Like Giamatti, I rely on the games “to buffer the passage of time, to keep the memory of sunshine and high skies alive,” and through its transparent simplicity, “to set the order of the day and to organize the daylight.” In quiet moments of reflection, I understand it is possible that I put too much emphasis on baseball’s importance in my life. To this day, when the Cardinals lose, I sometimes enter the darker, brooding, depressed impulses of my soul. But I understand how difficult the game is, and I feel for players in a slump.
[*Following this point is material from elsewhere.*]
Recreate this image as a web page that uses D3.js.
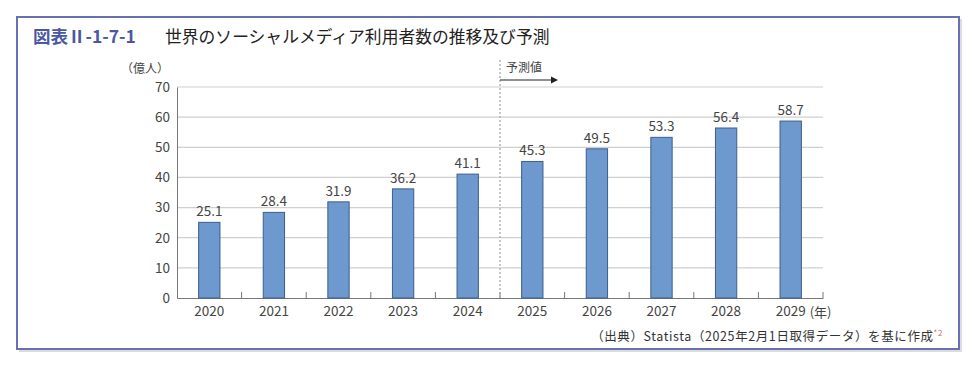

Although I often dreamed of playing professional baseball, deep down I always knew I lacked the mental toughness and skill required to succeed at higher levels.
When I attend games in person, whether at the grand cathedrals of major league baseball or at the local high school fields and parks near my home, I love to watch the action between innings, when the pitcher takes his warm-up throws, the first baseman lofts ground balls to the infielders, and the outfielders play a relaxed game of catch from 200 feet apart. The graceful rhythms of the ballplayers create a symphony of movement, baseballs flowing in multiple directions, all with a sense of linear purpose. At these moments, the game encompasses my imagination, allows me to remember the feelings and love I had for the game as a player, and reminds me of the dreams I held onto until reality and life set me straight. It is then I realize, as did Giamatti in his brilliant essay on baseball, that some
. . . were born with the wisdom to know that nothing lasts. These are the truly tough among us, the ones who can live without illusion, or without even the hope of illusion. I am not that grown-up or up-to-date. I am a simpler creature, tied to more primitive patterns and cycles. I need to think something lasts forever, and it might as well be that state of being that is a game; it might as well be that, in a green field, in the sun.
Amen. Opening day has arrived. Let the season begin.